§ **Input material**:

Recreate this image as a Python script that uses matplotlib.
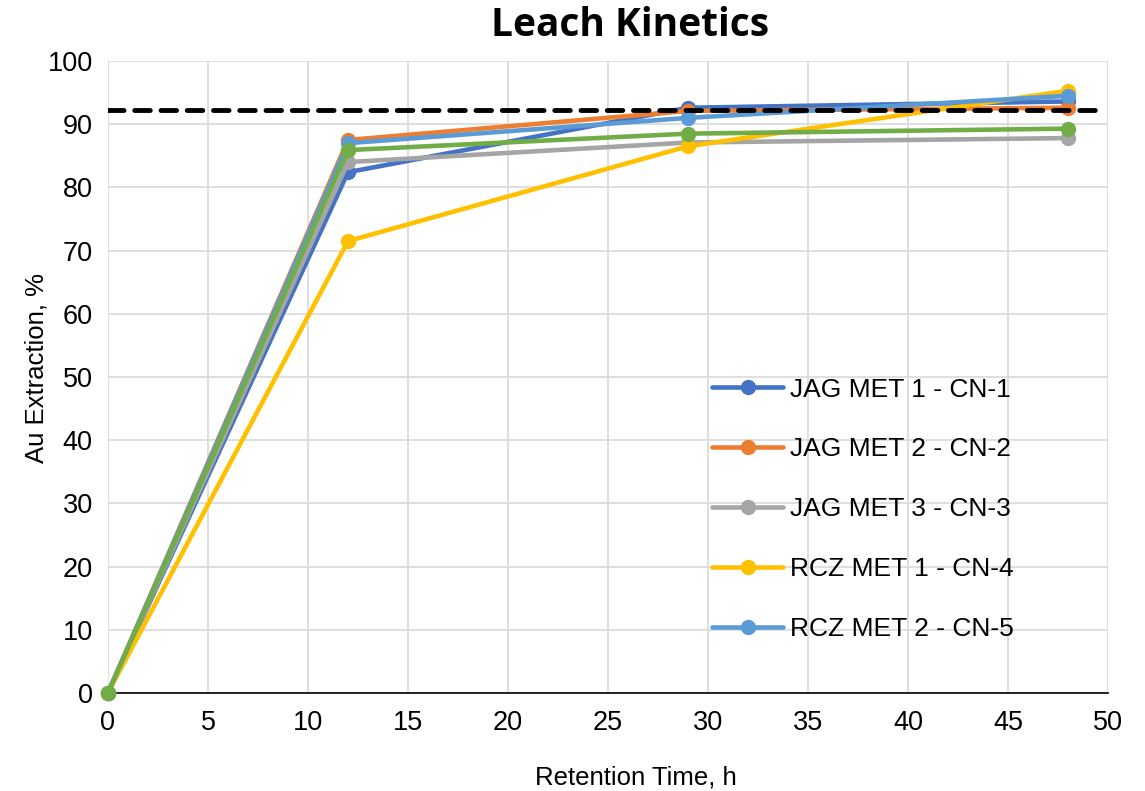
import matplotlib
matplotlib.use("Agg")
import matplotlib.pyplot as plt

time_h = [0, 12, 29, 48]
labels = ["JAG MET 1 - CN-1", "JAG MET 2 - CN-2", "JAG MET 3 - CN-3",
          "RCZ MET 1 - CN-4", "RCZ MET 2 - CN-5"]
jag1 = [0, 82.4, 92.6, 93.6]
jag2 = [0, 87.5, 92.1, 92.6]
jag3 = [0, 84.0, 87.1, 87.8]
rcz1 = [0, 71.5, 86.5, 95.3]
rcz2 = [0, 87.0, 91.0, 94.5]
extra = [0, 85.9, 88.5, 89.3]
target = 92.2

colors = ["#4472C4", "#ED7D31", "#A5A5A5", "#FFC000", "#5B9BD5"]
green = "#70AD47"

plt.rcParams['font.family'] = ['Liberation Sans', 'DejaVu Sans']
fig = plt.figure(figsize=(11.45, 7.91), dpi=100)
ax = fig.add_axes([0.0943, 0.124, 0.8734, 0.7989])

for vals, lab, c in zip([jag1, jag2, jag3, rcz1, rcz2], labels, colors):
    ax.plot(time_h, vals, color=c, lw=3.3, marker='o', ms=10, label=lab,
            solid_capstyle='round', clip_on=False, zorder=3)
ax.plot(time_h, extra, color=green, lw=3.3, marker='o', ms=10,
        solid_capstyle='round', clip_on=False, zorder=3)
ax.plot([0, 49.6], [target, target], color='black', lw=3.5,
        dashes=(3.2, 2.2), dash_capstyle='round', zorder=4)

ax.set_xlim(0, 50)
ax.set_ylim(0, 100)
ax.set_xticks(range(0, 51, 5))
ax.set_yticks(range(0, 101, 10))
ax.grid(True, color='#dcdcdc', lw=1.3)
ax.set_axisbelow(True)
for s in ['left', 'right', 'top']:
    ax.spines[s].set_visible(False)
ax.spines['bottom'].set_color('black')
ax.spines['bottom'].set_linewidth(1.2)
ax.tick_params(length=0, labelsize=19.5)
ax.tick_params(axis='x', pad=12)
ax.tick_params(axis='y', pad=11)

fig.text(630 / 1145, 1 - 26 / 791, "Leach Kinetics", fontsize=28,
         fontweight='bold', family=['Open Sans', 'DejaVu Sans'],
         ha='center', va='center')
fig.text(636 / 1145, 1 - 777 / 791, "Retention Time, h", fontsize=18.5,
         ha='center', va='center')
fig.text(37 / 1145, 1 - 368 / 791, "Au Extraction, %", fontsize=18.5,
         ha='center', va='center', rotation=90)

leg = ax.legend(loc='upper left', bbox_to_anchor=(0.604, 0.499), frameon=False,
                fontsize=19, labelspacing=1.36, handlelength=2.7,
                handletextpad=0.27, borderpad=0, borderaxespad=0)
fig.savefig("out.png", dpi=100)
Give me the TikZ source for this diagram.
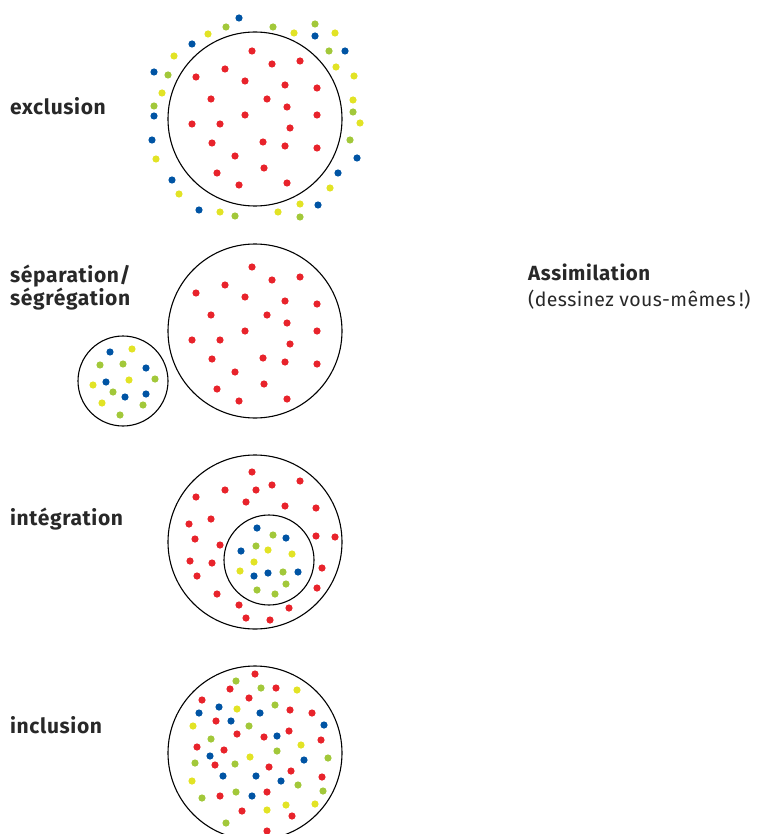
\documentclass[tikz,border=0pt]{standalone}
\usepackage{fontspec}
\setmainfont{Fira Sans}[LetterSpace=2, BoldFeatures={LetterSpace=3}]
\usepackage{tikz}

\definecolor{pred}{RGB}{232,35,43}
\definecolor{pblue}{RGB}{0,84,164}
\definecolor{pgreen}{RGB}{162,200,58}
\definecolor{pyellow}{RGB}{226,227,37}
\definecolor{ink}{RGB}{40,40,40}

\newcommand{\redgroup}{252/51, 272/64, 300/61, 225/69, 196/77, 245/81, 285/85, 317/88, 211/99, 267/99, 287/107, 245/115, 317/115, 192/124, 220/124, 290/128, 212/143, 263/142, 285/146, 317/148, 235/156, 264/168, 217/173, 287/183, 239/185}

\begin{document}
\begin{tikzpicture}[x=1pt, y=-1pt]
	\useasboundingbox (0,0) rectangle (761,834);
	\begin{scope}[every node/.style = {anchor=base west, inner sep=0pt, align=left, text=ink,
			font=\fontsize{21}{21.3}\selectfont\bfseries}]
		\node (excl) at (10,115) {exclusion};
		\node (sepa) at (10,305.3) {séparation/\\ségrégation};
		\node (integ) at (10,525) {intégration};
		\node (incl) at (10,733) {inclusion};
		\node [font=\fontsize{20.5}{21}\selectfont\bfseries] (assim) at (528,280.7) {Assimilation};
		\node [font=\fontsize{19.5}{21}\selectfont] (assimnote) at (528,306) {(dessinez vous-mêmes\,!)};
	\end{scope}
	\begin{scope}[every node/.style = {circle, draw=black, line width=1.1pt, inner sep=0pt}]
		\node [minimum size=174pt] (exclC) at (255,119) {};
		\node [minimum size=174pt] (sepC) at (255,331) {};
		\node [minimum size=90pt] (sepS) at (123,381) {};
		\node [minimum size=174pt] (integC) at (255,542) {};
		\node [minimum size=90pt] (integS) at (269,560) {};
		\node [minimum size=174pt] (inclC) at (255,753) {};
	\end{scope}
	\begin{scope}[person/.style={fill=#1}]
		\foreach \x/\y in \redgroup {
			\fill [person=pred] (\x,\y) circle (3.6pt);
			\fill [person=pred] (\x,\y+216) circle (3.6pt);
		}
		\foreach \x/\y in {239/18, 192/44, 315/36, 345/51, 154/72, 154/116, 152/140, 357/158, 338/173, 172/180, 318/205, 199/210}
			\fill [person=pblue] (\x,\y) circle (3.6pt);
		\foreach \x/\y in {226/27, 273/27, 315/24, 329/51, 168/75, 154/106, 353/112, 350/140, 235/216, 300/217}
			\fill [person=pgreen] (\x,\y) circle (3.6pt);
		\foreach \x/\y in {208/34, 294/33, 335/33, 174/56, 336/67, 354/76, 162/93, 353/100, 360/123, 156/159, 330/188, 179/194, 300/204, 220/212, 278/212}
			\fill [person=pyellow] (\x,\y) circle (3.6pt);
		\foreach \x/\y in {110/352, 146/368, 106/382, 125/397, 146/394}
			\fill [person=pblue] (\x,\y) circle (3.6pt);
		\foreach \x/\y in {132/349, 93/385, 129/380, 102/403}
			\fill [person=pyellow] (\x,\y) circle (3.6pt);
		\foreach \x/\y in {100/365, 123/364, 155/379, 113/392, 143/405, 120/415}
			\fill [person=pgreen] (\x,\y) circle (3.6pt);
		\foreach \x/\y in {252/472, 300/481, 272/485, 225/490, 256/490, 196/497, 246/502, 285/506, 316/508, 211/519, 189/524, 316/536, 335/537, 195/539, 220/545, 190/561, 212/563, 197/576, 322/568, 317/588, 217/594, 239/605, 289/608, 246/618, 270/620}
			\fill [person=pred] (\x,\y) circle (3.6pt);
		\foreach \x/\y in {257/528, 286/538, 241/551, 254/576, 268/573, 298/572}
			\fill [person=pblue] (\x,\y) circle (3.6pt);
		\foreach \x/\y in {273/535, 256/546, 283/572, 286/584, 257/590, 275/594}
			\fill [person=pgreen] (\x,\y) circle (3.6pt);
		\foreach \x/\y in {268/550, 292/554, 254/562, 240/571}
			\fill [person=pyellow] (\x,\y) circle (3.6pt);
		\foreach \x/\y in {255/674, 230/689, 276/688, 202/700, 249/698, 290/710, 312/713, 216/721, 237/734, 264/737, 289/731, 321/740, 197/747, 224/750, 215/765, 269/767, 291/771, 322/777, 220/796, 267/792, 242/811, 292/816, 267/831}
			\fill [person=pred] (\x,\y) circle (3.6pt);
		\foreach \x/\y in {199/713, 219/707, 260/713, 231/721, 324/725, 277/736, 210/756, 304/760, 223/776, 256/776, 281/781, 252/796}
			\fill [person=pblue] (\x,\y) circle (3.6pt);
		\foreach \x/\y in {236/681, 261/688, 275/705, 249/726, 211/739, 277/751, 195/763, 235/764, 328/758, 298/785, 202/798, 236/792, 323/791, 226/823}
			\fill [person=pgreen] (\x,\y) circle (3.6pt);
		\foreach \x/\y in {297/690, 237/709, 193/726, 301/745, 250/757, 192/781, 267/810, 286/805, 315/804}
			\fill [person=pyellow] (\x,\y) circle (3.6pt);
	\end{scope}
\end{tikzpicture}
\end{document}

§ **Aim**: Please give again the entries word for word, starting at the first line and ending with the line that contains "import matplotlib.pyplot as plt"; include both of those lines but none of the pictures.

§ **Result**:
Recreate this image as a Python script that uses matplotlib.
import matplotlib
matplotlib.use("Agg")
import matplotlib.pyplot as plt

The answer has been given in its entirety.